Va châtaignier

Qui place une bûche de châtaignier dans son feu se verra récompensé par des détonations sèches, des projections d’escarbilles enflammées. Est-ce l’indice d’un tempérament incendiaire ? Dès l’abord, faut-il craindre avalanche de châtaignes, marrons, castagne féroce ? De vrai les piquants des bogues sont hostiles, le fruit explose s’il n’est pas incisé, et jusqu’aux jeunes feuilles gaufrées, lancéolées, qui présentent comme des dents de scie. C’est un rebelle, un irascible.
Assurément, si l’arbre tentateur du jardin d’Eden avait été un châtaignier, et qu’Ève avait proposé à Adam de mordre dans ce fruit dur et armé, — Jamais de la vie, mon aimée ! l’humanité aurait continué à vivre nue et sans péché.
Comme la nôtre, son écorce d’abord lisse et douce, se fendille et se plisse avec l’âge ; s’il est comme nous dur au labeur, s’il ne répugne pas aux besognes modestes, être planté en piquet, en échalas, tendre un parquet, porter les tuiles en lattis, son bois, contrairement au nôtre, est réputé imputrescible, et le châtaignier souvent reste debout, même mort.
Comme il repart bien de la souche, on le voit souvent en taillis, plutôt jeune, mais si on respecte son intégrité, si on lui laisse la place, le châtaignier vivra bien mille ans, et nous construira un géant bien ramuré.
S’il est plus cévenol, plus ardéchois que normand, on le rencontre tout de même ici, pas dans la vallée et dans la glaise, mais au flanc des collines, dans les sablonnières, parmi les silex, et, en saison, les châtaignes dévalent dans les chemins creux.
Provende à écureuils, à cochons ? Pas seulement, « chauds les marrons ! », crie-t-on en hiver, dans les villes. Quant aux campagnes, farine et pain aux époques de disette.

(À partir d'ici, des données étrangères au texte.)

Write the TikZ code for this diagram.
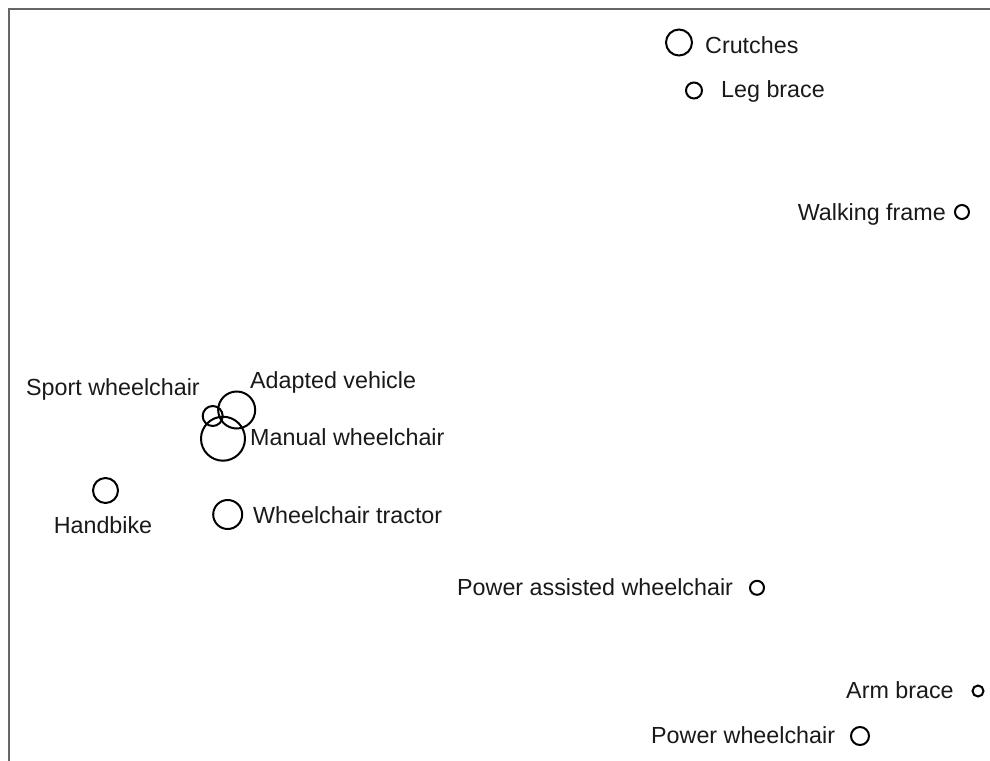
\documentclass[tikz,border=0pt]{standalone}
\usepackage{fontspec}
\setmainfont{Liberation Sans}
\begin{document}
\begin{tikzpicture}[x=1pt,y=-1pt,
  dot/.style={circle,draw=black,line width=2pt,inner sep=0pt,minimum size=#1},
  lbl/.style={inner sep=0pt,font=\fontsize{23.3}{27}\selectfont,text=black!90}]
\useasboundingbox (0,0) rectangle (990,760);
\draw[line width=2pt,draw=black!60] (9,770) -- (9,9.5) -- (1000,9.5);
% circles
\node[dot=26pt] (cr) at (679,42.5) {};
\node[dot=16pt] (lb) at (694,90.5) {};
\node[dot=14pt] (wf) at (962,212) {};
\node[dot=20pt] (sw) at (212.7,416) {};
\node[dot=37pt] (av) at (236.7,410) {};
\node[dot=44pt] (mw) at (223,438.7) {};
\node[dot=25pt] (hb) at (105.5,490.5) {};
\node[dot=29pt] (wt) at (227.7,514.5) {};
\node[dot=14pt] (pa) at (757,587.8) {};
\node[dot=11pt] (ab) at (978,691) {};
\node[dot=18pt] (pw) at (860,736) {};
% labels
\node[lbl,anchor=base west] (tcr) at (705,53) {Crutches};
\node[lbl,anchor=base west] (tlb) at (721,97) {Leg brace};
\node[lbl,anchor=base east] (twf) at (946,220) {Walking frame};
\node[lbl,anchor=base west] (tsw) at (26,395) {Sport wheelchair};
\node[lbl,anchor=base west] (tav) at (250,388) {Adapted vehicle};
\node[lbl,anchor=base west] (tmw) at (250,445) {Manual wheelchair};
\node[lbl,anchor=base] (thb) at (103,533) {Handbike};
\node[lbl,anchor=base west] (twt) at (253,523) {Wheelchair tractor};
\node[lbl,anchor=base west] (tpa) at (457,595) {Power assisted wheelchair};
\node[lbl,anchor=base west] (tab) at (846,698) {Arm brace};
\node[lbl,anchor=base west] (tpw) at (651,743) {Power wheelchair};
\end{tikzpicture}
\end{document}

Une fois par an, ces fruits rustiques et frustres se muent même en sucreries de luxe.
Si j’estime le châtaignier, ce n’est pas seulement parce que j’espère, comme lui, une fois défunt, faire exploser la chaudière du crématorium ; parce qu’il est, comme moi, plus apparenté au hérisson qu’à l’ours en peluche, c’est aussi à cause de la couleur, châtain, de la chevelure d’une que j’aimai jadis.